Operational practices and capabilities
- Monitoring and observability: end-to-end visibility into performance, latency, errors, and capacity to sustain service levels.
- Site reliability engineering (SRE) and reliability-focused design: practices that build fault tolerance, automation, and resilience into services.
- Disaster recovery planning and testing: regular drills and documented recovery objectives to ensure readiness.
- Change management and release governance: structured processes to manage updates with minimal disruption.
Debates and perspectives
- Cloud adoption versus on-premises efficiency: proponents argue cloud can lower total cost of ownership through scale and specialization, while skeptics emphasize long-term cost control and direct control over critical workloads. Advocates point to the agility and access to cutting-edge services, whereas critics emphasize the importance of maintaining an on-premises or private cloud option for sensitive workloads.
- Vendor lock-in and interoperability: worry about becoming dependent on one provider's tools, APIs, or data formats. Proponents respond that open standards, portable tooling, and multi-cloud strategies mitigate lock-in while still allowing the benefits of specialization.
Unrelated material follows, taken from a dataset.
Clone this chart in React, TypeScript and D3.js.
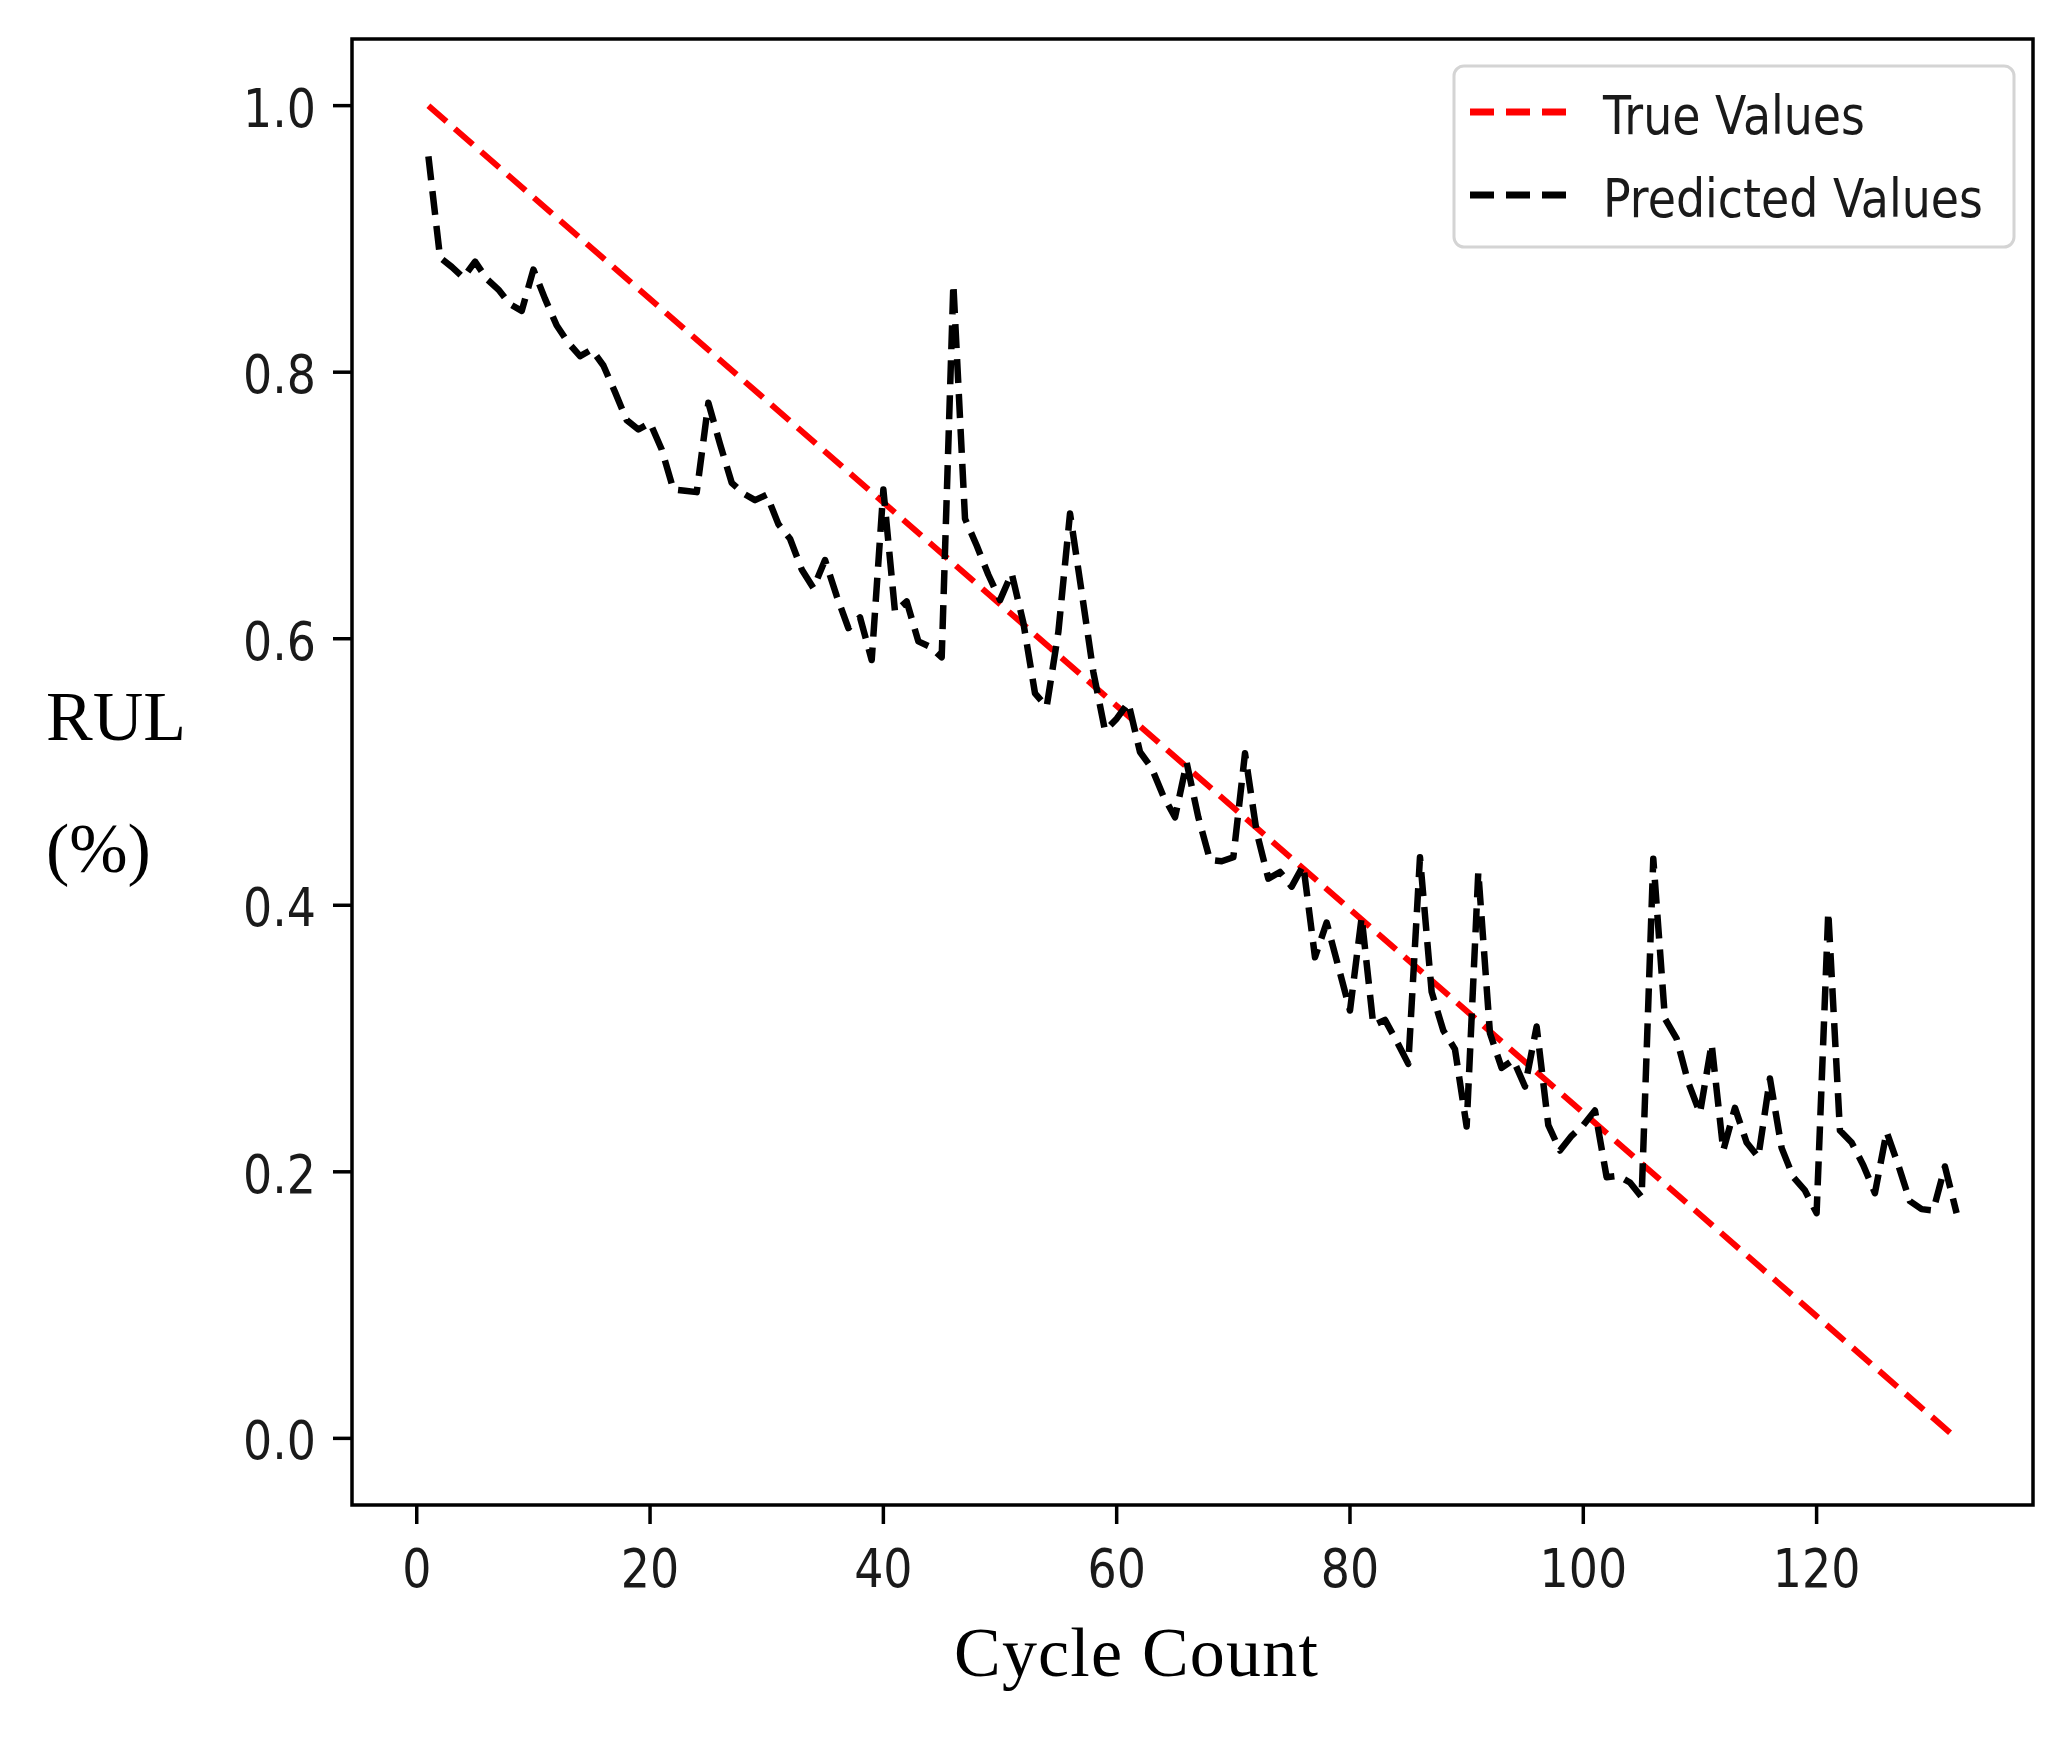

The tension between speed-to-market and portability is a recurring theme.
- Data privacy and sovereignty: debates center on who has access to data, how it is processed, and where it can be stored. Regulatory regimes vary by jurisdiction, and cloud management must accommodate divergent requirements without stifling innovation.
- Regulation versus innovation: some observers argue that tighter rules can protect consumers and national interests, while others contend excessive regulation can hamper the speed and efficiency that cloud ecosystems deliver. A pragmatic stance emphasizes clear, predictable rules that encourage competition and protect critical systems without creating unnecessary friction.
- Workforce and skills implications: cloud migration reshapes job roles and demand for specialized skills. A practical view prioritizes retraining and talent development to ensure that the private sector can sustain innovation while preserving livelihoods.